Not to mention the moon has even less atmosphere than the Moon...where's all of this applied physics during any of the moon landings?
Originally posted by Angelic Resurrection
Hmmmm.........JPL.
This is gonna work for sure. I can even take a bet on it.
Nowever they will be using some other tech than the one depicted in the video.
Originally posted by nobodysavedme
Originally posted by Angelic Resurrection
Hmmmm.........JPL.
This is gonna work for sure. I can even take a bet on it.
Nowever they will be using some other tech than the one depicted in the video.
i hope this thing works.
i really really,really do.
If this skycrane thing fails we should get the knives out for Nasa to allow this sheer recklessness risk taking to be implemented in this mammoth project.
Landing Challenges that led to the Sky Crane Design
The sheer size of the descent stage would result in a daunting engineering challenge: get a bulky rover safely down to the surface from a perch many feet above the ground atop its lander.

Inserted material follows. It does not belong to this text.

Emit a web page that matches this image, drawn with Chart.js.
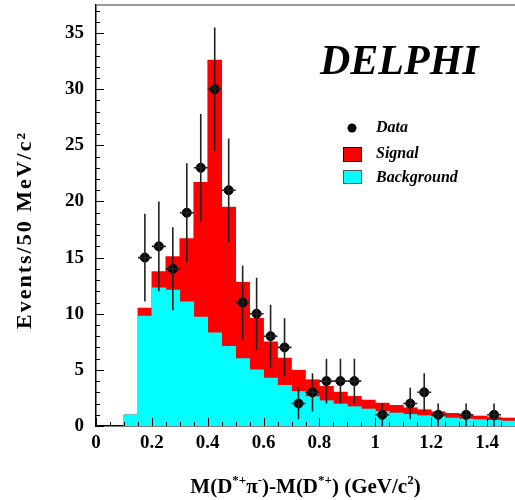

"This rover is 900 kilograms, it is a beast, it is the size of a car," said Steve Sell, an entry, descent and landing engineer at the Jet Propulsion Laboratory. "So you're trying to land something very heavy, so that means you need sizable engines."
More powerful rocket engines could kick up billowing clouds of dusty debris as the lander approached touchdown "so you tend to want to keep the engines farther away from the surface," Sell said.
"That makes you want to have longer legs, and having longer legs means your center of gravity is higher and then it's much easier to tip over," he said. "Or you need to be very wide. It tends to drive you [to a] larger and larger [lander] in order to do that and be stable."
Then there is the little matter of getting the rover down to the surface after landing.
"Let's say you solved all that and were able to land and you now had to drive a one-ton rover off the top of a platform, either down ramps or some other kind of mechanism," Sell said. "If you were oriented in a way that maybe wasn't favorable to your wheels, like you were tilted to your side, you could slide sideways off the ramps. Maybe there are rocks where the bottoms of the ramps would normally touch and you can't deploy the ramp in the first place."
Faced with those and other sobering scenarios, the MSL engineers came up with a novel alternative. Instead of rolling the costly rover off an elevated, possibly tilted lander, why not do away with the landing legs altogether? Why not attach the rover to the bottom of the rocket-powered descent stage and then lower it directly to the surface on the end of a long cable?
Originally posted by Soylent Green Is People
So you see -- even a craft with the engines underneath, that requires long legs, high center of gravity, and a long retractable ramp would present its own set of dangers inherent in the system. Engineers feel even more so than the sky-crane.
edit on 8/3/2012 by Soylent Green Is People because: (no reason given)
once landed one side of the box falls down and acts as a ramp.lander moves out.
Originally posted by Xterrain
youtu.be...
...Now why wasn't a 'sky crane' used to lower Armstrong to the surface of the Moon? If dust is such a problem for this thing, it had to be a problem for the Lunar Module. Yeah yeah, Mars and the Moon aren't the same...duh, but they're both covered in dust, yet no dust cloud was shown in any film on the Moon Landings.
Not to mention the moon has even less atmosphere than the Moon...where's all of this applied physics during any of the moon landings?
Originally posted by Soylent Green Is People
reply to post by nobodysavedme
The box will added weight (precious weight that could instead be used for rover instruments) and your box still has its own inherent dangers -- e.g., it may not open correctly, or at all, and there is still the danger that a obstacle may prevent the ramp from deploying, or have a large rock at the bottom of the ramp preventing the rover from going in that direction.